LG will unveil a canvas-style art TV, dubbed the LG Gallery TV, at CES 2026. The new model will be offered in 55-inch and 65-inch variants, and sports a flush-mount design along with customizable magnetic frames.

The Gallery TV uses a Mini LED display and the company's Alpha 7 AI processor and offers 4K resolution. The new model will also leverage the LG Gallery+ service, a paid subscription with a library of over 4,500 works that users can display on the TV. Users will also be able to create custom images using generative AI or display images from personal photo libraries.

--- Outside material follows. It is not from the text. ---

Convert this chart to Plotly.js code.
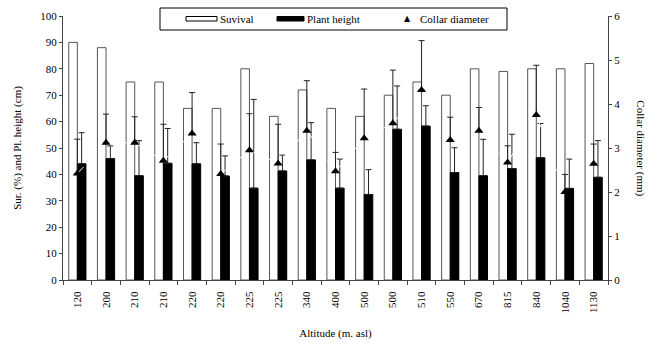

LG says the TV was developed with museum curators, and will feature a Gallery Mode that optimizes brightness and color to show off the texture of displayed artwork. The display will have some degree of reflection handling and glare reduction, though precise details were not shared. The TV will automatically adjust picture settings to maintain an optimal image in response to changing ambient light throughout the day.

This isn't the first time LG has released an art-inspired TV. It released an ultra-thin OLED model called the LG GX Gallery TV in 2020. It has also released other "Gallery Design" TVs that offer wall-flush mounting in the past, but the new LG Gallery TV with dedicated art-focused features seems like a more direct competitor to Samsung's "The Frame" or the Hisense CanvasTV.